ClownF原创2025/5/1大约 4 分钟

Scrapy 爬虫框架基本使用

由于工作需要，需要写大量爬虫，于是就开始研究有没有什么爬虫框架比较适合。看到了scrapy

scrapy 是 python 中最流行的爬虫框架。

安装

# 使用 pip 安装
pip install scrapy

# 验证安装
scrapy version

创建项目

# 创建新项目
scrapy startproject myspider

# 项目结构
myspider/
├── scrapy.cfg
└── myspider/
    ├── __init__.py
    ├── items.py          # 数据模型定义
    ├── middlewares.py    # 中间件
    ├── pipelines.py      # 数据处理管道 爬的数据给谁
    ├── settings.py       # 设置
    └── spiders/          # 爬虫目录
        └── __init__.py

创建爬虫

cd myspider
# 创建一个基础爬虫
scrapy genspider example example.com

生成的爬虫文件 spiders/example.py:

import scrapy

class ExampleSpider(scrapy.Spider):
    name = "example"
    allowed_domains = ["example.com"]
    start_urls = ["https://example.com"]

    def parse(self, response):
        # 在这里解析页面
        pass

由于现在大部分的网站反爬虫、动态加载、需要 JS 执行。所以可以再装上 selenium 和 undetected_chromedriver

selenium 是浏览器自动化工具，用来模拟真人操作，在服务器上我建议装个桌面

undetected_chromedriver 是用来绕过反爬虫的

import undetected_chromedriver as uc
from selenium.webdriver.common.by import By
from selenium.webdriver.common.keys import Keys

# 可选：添加自定义参数
options = uc.ChromeOptions()
# options.add_argument("--headless=new")   # 如果你在服务器，要无头模式就打开这个
options.add_argument("--disable-gpu")
options.add_argument("--no-sandbox")
options.add_argument("--disable-dev-shm-usage")

# 启动 undetected Chrome
driver = uc.Chrome(options=options)

# 打开网页
driver.get("https://www.baidu.com")

# 找到搜索框并输入
search_box = driver.find_element(By.ID, "kw")
search_box.send_keys("selenium undetected_chromedriver 示例")
search_box.send_keys(Keys.ENTER)

# 打印页面标题
print(driver.title)

# 关闭
driver.quit()

核心概念

1. Spider（爬虫）

Spider 是爬虫的核心，定义如何抓取和解析页面。

import scrapy

class QuotesSpider(scrapy.Spider):
    name = "quotes"
    start_urls = ["https://quotes.toscrape.com"]
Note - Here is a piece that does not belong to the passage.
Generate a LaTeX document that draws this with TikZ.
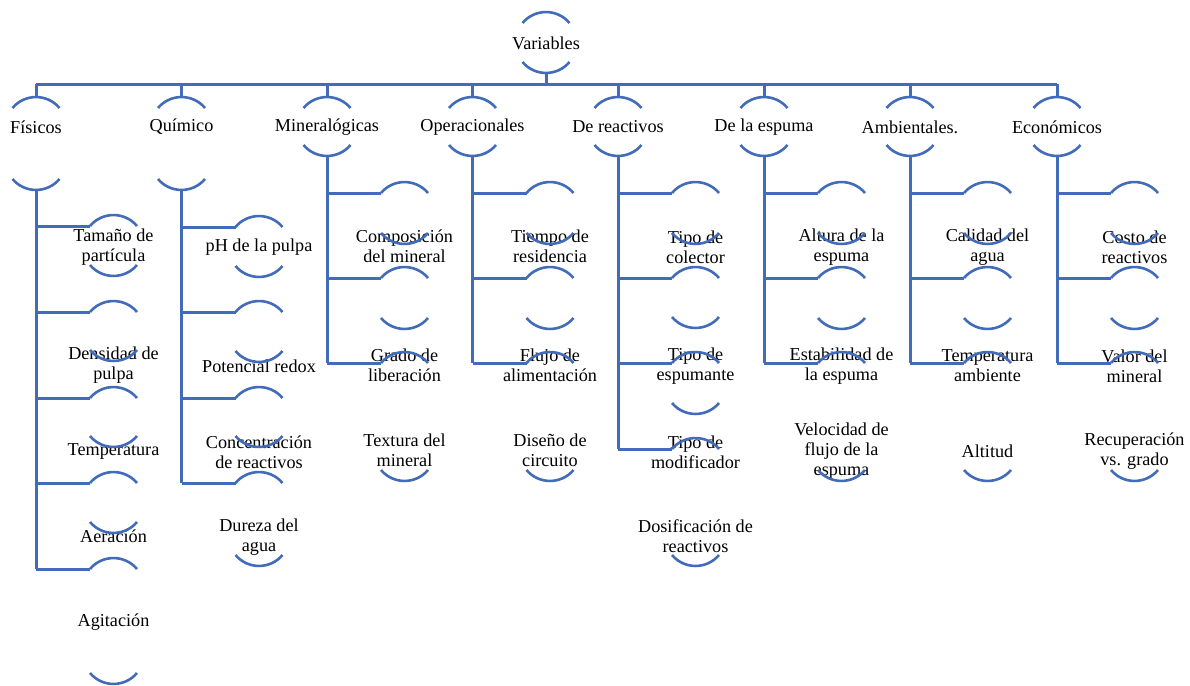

    def parse(self, response):
        # 提取所有引用
        for quote in response.css("div.quote"):
            yield {
                "text": quote.css("span.text::text").get(),
                "author": quote.css("small.author::text").get(),
                "tags": quote.css("div.tags a.tag::text").getall(),
            }

        # 跟踪下一页
        next_page = response.css("li.next a::attr(href)").get()
        if next_page:
            yield response.follow(next_page, self.parse)

2. Selector（选择器）

Scrapy 支持 CSS 和 XPath 两种选择器：

# CSS 选择器
response.css("div.content")
response.css("a::attr(href)").get()      # 获取属性
response.css("span::text").get()          # 获取文本
response.css("div.item::text").getall()   # 获取所有匹配

# XPath 选择器
response.xpath("//div[@class='content']")
response.xpath("//a/@href").get()
response.xpath("//span/text()").get()

3. Item（数据模型）

在 items.py 中定义数据结构：

import scrapy

class ArticleItem(scrapy.Item):
    title = scrapy.Field()
    content = scrapy.Field()
    author = scrapy.Field()
    publish_date = scrapy.Field()
    url = scrapy.Field()

在 Spider 中使用：

from myspider.items import ArticleItem

def parse(self, response):
    item = ArticleItem()
    item["title"] = response.css("h1::text").get()
    item["content"] = response.css("div.content::text").get()
    item["url"] = response.url
    yield item

4. Pipeline（管道）

在 pipelines.py 中处理抓取的数据：是把它落盘还是存到数据库中

import json
import pymysql

# 落盘
class FilePipeline:
    def open_spider(self, spider):
        self.file = open("items.json", "a", encoding="utf-8")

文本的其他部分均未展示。